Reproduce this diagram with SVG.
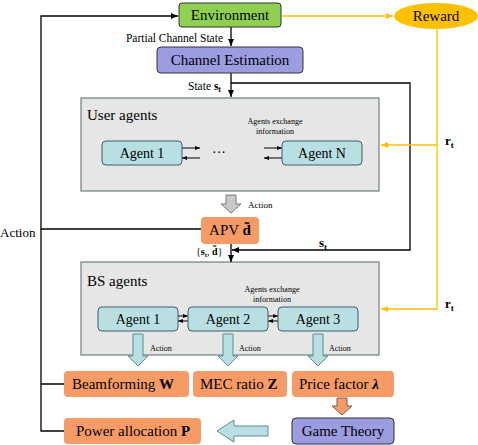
<svg xmlns="http://www.w3.org/2000/svg" width="478" height="445" viewBox="0 0 478 445" font-family="'Liberation Serif', 'Times New Roman', serif">
<defs>
<style>
text{font-family:"Liberation Serif","Times New Roman",serif;fill:#000}
.big{font-size:15px}
.ag-t{font-size:14px}
.mid{font-size:11.5px}
.sm{font-size:8px}
.ln{fill:none;stroke:#000;stroke-width:1.3}
.th{fill:none;stroke:#000;stroke-width:1}
.yl{fill:none;stroke:#ffc000;stroke-width:1.3}
.grp{fill:#e6e6e6;stroke:#7a8787;stroke-width:1.3}
.ag{fill:#b8e0e3;stroke:#3f5f63;stroke-width:1}
.or{fill:#f79b66}
.pu{fill:#9c9ce0;stroke:#333;stroke-width:1}
</style>
<marker id="ab" markerWidth="8" markerHeight="8" refX="7" refY="4" orient="auto" markerUnits="userSpaceOnUse"><path d="M0,1 L7,4 L0,7 Z" fill="#000"/></marker>
<marker id="as" markerWidth="6" markerHeight="6" refX="5" refY="3" orient="auto" markerUnits="userSpaceOnUse"><path d="M0,1 L5,3 L0,5 Z" fill="#000"/></marker>
<marker id="ay" markerWidth="8" markerHeight="8" refX="7" refY="4" orient="auto" markerUnits="userSpaceOnUse"><path d="M0,1 L7,4 L0,7 Z" fill="#ffc000"/></marker>
</defs>
<g id="user-agents"><rect x="81" y="98" width="298" height="93" class="grp"/><text class="big" x="87" y="120">User agents</text>
<text class="sm" x="275" y="124" text-anchor="middle">Agents exchange</text><text class="sm" x="275" y="134" text-anchor="middle">information</text>
<text class="ag-t" x="219" y="157" text-anchor="middle">···</text></g>
<g id="bs-agents"><rect x="81" y="262" width="298" height="93" class="grp"/><text class="big" x="87" y="286">BS agents</text>
<text class="sm" x="272" y="292" text-anchor="middle">Agents exchange</text><text class="sm" x="272" y="302" text-anchor="middle">information</text></g>
<g id="connectors">
<path class="ln" d="M201,229 H41 V16 H178" marker-end="url(#ab)"/>
<path class="ln" d="M41,384 H64 M41,229 V431 H64"/>
<path class="ln" d="M231,27 V46" marker-end="url(#ab)"/>
<path class="ln" d="M231,73 V97" marker-end="url(#ab)"/>
<path class="ln" d="M231,83 H410 V250 H232" marker-end="url(#ab)"/>
<path class="ln" d="M231,244 V262" marker-end="url(#ab)"/>
<path class="yl" d="M282,16 H393" marker-end="url(#ay)"/>
<path class="yl" d="M437,29 V309 H381" marker-end="url(#ay)"/>
<path class="yl" d="M437,145 H381" marker-end="url(#ay)"/>
<path class="th" d="M182,148 H200" marker-end="url(#as)"/>
<path class="th" d="M200,158 H182" marker-end="url(#as)"/>
<path class="th" d="M264,148 H282" marker-end="url(#as)"/>
<path class="th" d="M282,158 H264" marker-end="url(#as)"/>
<path class="th" d="M178,316 H188" marker-end="url(#as)"/>
<path class="th" d="M188,321 H178" marker-end="url(#as)"/>
<path class="th" d="M268,316 H278" marker-end="url(#as)"/>
<path class="th" d="M278,321 H268" marker-end="url(#as)"/>
<path d="M226,195 H236 V204 H241 L231,213 L221,204 H226 Z" fill="#c8c8c8" stroke="#7a7a7a" stroke-width="1"/>
<path d="M133,334 H143 V356 H148 L138,366 L128,356 H133 Z" fill="#b8e0e3" stroke="#5f8a8e" stroke-width="1"/>
<path d="M223,334 H233 V356 H238 L228,366 L218,356 H223 Z" fill="#b8e0e3" stroke="#5f8a8e" stroke-width="1"/>
<path d="M313,334 H323 V356 H328 L318,366 L308,356 H313 Z" fill="#b8e0e3" stroke="#5f8a8e" stroke-width="1"/>
<path d="M337,398 H347 V406 H352 L342,415 L332,406 H337 Z" fill="#f79b66" stroke="#7a5a4a" stroke-width="1"/>
<path d="M268,426 H234 V420 L217,431 L234,442 V436 H268 Z" fill="#b8e0e3" stroke="#5f8a8e" stroke-width="1"/>
</g>
<text class="mid" x="223" y="42" text-anchor="end">Partial Channel State</text>
<text class="mid" x="188" y="90">State <tspan font-weight="bold">s</tspan><tspan font-weight="bold" font-size="8" dy="2">t</tspan></text>
<text x="248" y="208" font-size="9">Action</text>
<text x="0" y="237" font-size="13">Action</text>
<text x="196" y="255" font-size="10">{<tspan font-weight="bold">s</tspan><tspan font-weight="bold" font-size="7" dy="2">t</tspan><tspan dy="-2">, </tspan><tspan font-weight="bold">d̃</tspan>}</text>
<text x="319" y="247" font-size="13" font-weight="bold">s<tspan font-size="9" dy="3">t</tspan></text>
<text x="445" y="145" font-size="13" font-weight="bold">r<tspan font-size="9" dy="3">t</tspan></text>
<text x="445" y="308" font-size="13" font-weight="bold">r<tspan font-size="9" dy="3">t</tspan></text>
<text class="sm" x="150" y="351">Action</text>
<text class="sm" x="239" y="351">Action</text>
<text class="sm" x="329" y="351">Action</text>
<g id="environment"><rect x="179" y="3" width="102" height="24" rx="3" fill="#90d050" stroke="#333" stroke-width="1"/><text class="big" x="230" y="20" text-anchor="middle">Environment</text></g>
<g id="reward"><ellipse cx="436" cy="16" rx="42" ry="13" fill="#ffc000"/><text class="big" x="436" y="21" text-anchor="middle">Reward</text></g>
<g id="channel-estimation"><rect x="157" y="47" width="146" height="26" rx="4" class="pu"/><text class="big" x="230" y="65" text-anchor="middle">Channel Estimation</text></g>
<g id="user-agent-1"><rect x="102" y="141" width="80" height="24" rx="4" class="ag"/><text class="ag-t" x="142" y="158" text-anchor="middle">Agent 1</text></g>
<g id="user-agent-n"><rect x="282" y="141" width="80" height="24" rx="4" class="ag"/><text class="ag-t" x="322" y="158" text-anchor="middle">Agent N</text></g>
<g id="apv"><rect x="201" y="217" width="58" height="27" rx="4" class="or"/><text class="big" x="230" y="235" text-anchor="middle">APV <tspan font-weight="bold">d̃</tspan></text></g>
<g id="bs-agent-1"><rect x="98" y="307" width="80" height="24" rx="4" class="ag"/><text class="ag-t" x="138" y="324" text-anchor="middle">Agent 1</text></g>
<g id="bs-agent-2"><rect x="188" y="307" width="80" height="24" rx="4" class="ag"/><text class="ag-t" x="228" y="324" text-anchor="middle">Agent 2</text></g>
<g id="bs-agent-3"><rect x="278" y="307" width="80" height="24" rx="4" class="ag"/><text class="ag-t" x="318" y="324" text-anchor="middle">Agent 3</text></g>
<g id="beamforming"><rect x="64" y="371" width="125" height="26" rx="4" class="or"/><text class="big" x="72" y="389">Beamforming <tspan font-weight="bold">W</tspan></text></g>
<g id="mec-ratio"><rect x="193" y="371" width="94" height="26" rx="4" class="or"/><text class="big" x="200" y="389">MEC ratio <tspan font-weight="bold">Z</tspan></text></g>
<g id="price-factor"><rect x="292" y="371" width="102" height="26" rx="4" class="or"/><text class="big" x="299" y="389">Price factor <tspan font-style="italic" font-weight="bold">λ</tspan></text></g>
<g id="game-theory"><rect x="292" y="418" width="102" height="26" rx="4" class="pu"/><text class="big" x="343" y="436" text-anchor="middle">Game Theory</text></g>
<g id="power-allocation"><rect x="64" y="418" width="137" height="26" rx="4" class="or"/><text class="big" x="76" y="436">Power allocation <tspan font-weight="bold">P</tspan></text></g>
</svg>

### GIVEN INSTRUCTION
Make an exact copy of the data above, pictures excluded.

### CORRECT OUTPUT
Reproduce this diagram with SVG.
<svg xmlns="http://www.w3.org/2000/svg" width="478" height="445" viewBox="0 0 478 445" font-family="'Liberation Serif', 'Times New Roman', serif">
<defs>
<style>
text{font-family:"Liberation Serif","Times New Roman",serif;fill:#000}
.big{font-size:15px}
.ag-t{font-size:14px}
.mid{font-size:11.5px}
.sm{font-size:8px}
.ln{fill:none;stroke:#000;stroke-width:1.3}
.th{fill:none;stroke:#000;stroke-width:1}
.yl{fill:none;stroke:#ffc000;stroke-width:1.3}
.grp{fill:#e6e6e6;stroke:#7a8787;stroke-width:1.3}
.ag{fill:#b8e0e3;stroke:#3f5f63;stroke-width:1}
.or{fill:#f79b66}
.pu{fill:#9c9ce0;stroke:#333;stroke-width:1}
</style>
<marker id="ab" markerWidth="8" markerHeight="8" refX="7" refY="4" orient="auto" markerUnits="userSpaceOnUse"><path d="M0,1 L7,4 L0,7 Z" fill="#000"/></marker>
<marker id="as" markerWidth="6" markerHeight="6" refX="5" refY="3" orient="auto" markerUnits="userSpaceOnUse"><path d="M0,1 L5,3 L0,5 Z" fill="#000"/></marker>
<marker id="ay" markerWidth="8" markerHeight="8" refX="7" refY="4" orient="auto" markerUnits="userSpaceOnUse"><path d="M0,1 L7,4 L0,7 Z" fill="#ffc000"/></marker>
</defs>
<g id="user-agents"><rect x="81" y="98" width="298" height="93" class="grp"/><text class="big" x="87" y="120">User agents</text>
<text class="sm" x="275" y="124" text-anchor="middle">Agents exchange</text><text class="sm" x="275" y="134" text-anchor="middle">information</text>
<text class="ag-t" x="219" y="157" text-anchor="middle">···</text></g>
<g id="bs-agents"><rect x="81" y="262" width="298" height="93" class="grp"/><text class="big" x="87" y="286">BS agents</text>
<text class="sm" x="272" y="292" text-anchor="middle">Agents exchange</text><text class="sm" x="272" y="302" text-anchor="middle">information</text></g>
<g id="connectors">
<path class="ln" d="M201,229 H41 V16 H178" marker-end="url(#ab)"/>
<path class="ln" d="M41,384 H64 M41,229 V431 H64"/>
<path class="ln" d="M231,27 V46" marker-end="url(#ab)"/>
<path class="ln" d="M231,73 V97" marker-end="url(#ab)"/>
<path class="ln" d="M231,83 H410 V250 H232" marker-end="url(#ab)"/>
<path class="ln" d="M231,244 V262" marker-end="url(#ab)"/>
<path class="yl" d="M282,16 H393" marker-end="url(#ay)"/>
<path class="yl" d="M437,29 V309 H381" marker-end="url(#ay)"/>
<path class="yl" d="M437,145 H381" marker-end="url(#ay)"/>
<path class="th" d="M182,148 H200" marker-end="url(#as)"/>
<path class="th" d="M200,158 H182" marker-end="url(#as)"/>
<path class="th" d="M264,148 H282" marker-end="url(#as)"/>
<path class="th" d="M282,158 H264" marker-end="url(#as)"/>
<path class="th" d="M178,316 H188" marker-end="url(#as)"/>
<path class="th" d="M188,321 H178" marker-end="url(#as)"/>
<path class="th" d="M268,316 H278" marker-end="url(#as)"/>
<path class="th" d="M278,321 H268" marker-end="url(#as)"/>
<path d="M226,195 H236 V204 H241 L231,213 L221,204 H226 Z" fill="#c8c8c8" stroke="#7a7a7a" stroke-width="1"/>
<path d="M133,334 H143 V356 H148 L138,366 L128,356 H133 Z" fill="#b8e0e3" stroke="#5f8a8e" stroke-width="1"/>
<path d="M223,334 H233 V356 H238 L228,366 L218,356 H223 Z" fill="#b8e0e3" stroke="#5f8a8e" stroke-width="1"/>
<path d="M313,334 H323 V356 H328 L318,366 L308,356 H313 Z" fill="#b8e0e3" stroke="#5f8a8e" stroke-width="1"/>
<path d="M337,398 H347 V406 H352 L342,415 L332,406 H337 Z" fill="#f79b66" stroke="#7a5a4a" stroke-width="1"/>
<path d="M268,426 H234 V420 L217,431 L234,442 V436 H268 Z" fill="#b8e0e3" stroke="#5f8a8e" stroke-width="1"/>
</g>
<text class="mid" x="223" y="42" text-anchor="end">Partial Channel State</text>
<text class="mid" x="188" y="90">State <tspan font-weight="bold">s</tspan><tspan font-weight="bold" font-size="8" dy="2">t</tspan></text>
<text x="248" y="208" font-size="9">Action</text>
<text x="0" y="237" font-size="13">Action</text>
<text x="196" y="255" font-size="10">{<tspan font-weight="bold">s</tspan><tspan font-weight="bold" font-size="7" dy="2">t</tspan><tspan dy="-2">, </tspan><tspan font-weight="bold">d̃</tspan>}</text>
<text x="319" y="247" font-size="13" font-weight="bold">s<tspan font-size="9" dy="3">t</tspan></text>
<text x="445" y="145" font-size="13" font-weight="bold">r<tspan font-size="9" dy="3">t</tspan></text>
<text x="445" y="308" font-size="13" font-weight="bold">r<tspan font-size="9" dy="3">t</tspan></text>
<text class="sm" x="150" y="351">Action</text>
<text class="sm" x="239" y="351">Action</text>
<text class="sm" x="329" y="351">Action</text>
<g id="environment"><rect x="179" y="3" width="102" height="24" rx="3" fill="#90d050" stroke="#333" stroke-width="1"/><text class="big" x="230" y="20" text-anchor="middle">Environment</text></g>
<g id="reward"><ellipse cx="436" cy="16" rx="42" ry="13" fill="#ffc000"/><text class="big" x="436" y="21" text-anchor="middle">Reward</text></g>
<g id="channel-estimation"><rect x="157" y="47" width="146" height="26" rx="4" class="pu"/><text class="big" x="230" y="65" text-anchor="middle">Channel Estimation</text></g>
<g id="user-agent-1"><rect x="102" y="141" width="80" height="24" rx="4" class="ag"/><text class="ag-t" x="142" y="158" text-anchor="middle">Agent 1</text></g>
<g id="user-agent-n"><rect x="282" y="141" width="80" height="24" rx="4" class="ag"/><text class="ag-t" x="322" y="158" text-anchor="middle">Agent N</text></g>
<g id="apv"><rect x="201" y="217" width="58" height="27" rx="4" class="or"/><text class="big" x="230" y="235" text-anchor="middle">APV <tspan font-weight="bold">d̃</tspan></text></g>
<g id="bs-agent-1"><rect x="98" y="307" width="80" height="24" rx="4" class="ag"/><text class="ag-t" x="138" y="324" text-anchor="middle">Agent 1</text></g>
<g id="bs-agent-2"><rect x="188" y="307" width="80" height="24" rx="4" class="ag"/><text class="ag-t" x="228" y="324" text-anchor="middle">Agent 2</text></g>
<g id="bs-agent-3"><rect x="278" y="307" width="80" height="24" rx="4" class="ag"/><text class="ag-t" x="318" y="324" text-anchor="middle">Agent 3</text></g>
<g id="beamforming"><rect x="64" y="371" width="125" height="26" rx="4" class="or"/><text class="big" x="72" y="389">Beamforming <tspan font-weight="bold">W</tspan></text></g>
<g id="mec-ratio"><rect x="193" y="371" width="94" height="26" rx="4" class="or"/><text class="big" x="200" y="389">MEC ratio <tspan font-weight="bold">Z</tspan></text></g>
<g id="price-factor"><rect x="292" y="371" width="102" height="26" rx="4" class="or"/><text class="big" x="299" y="389">Price factor <tspan font-style="italic" font-weight="bold">λ</tspan></text></g>
<g id="game-theory"><rect x="292" y="418" width="102" height="26" rx="4" class="pu"/><text class="big" x="343" y="436" text-anchor="middle">Game Theory</text></g>
<g id="power-allocation"><rect x="64" y="418" width="137" height="26" rx="4" class="or"/><text class="big" x="76" y="436">Power allocation <tspan font-weight="bold">P</tspan></text></g>
</svg>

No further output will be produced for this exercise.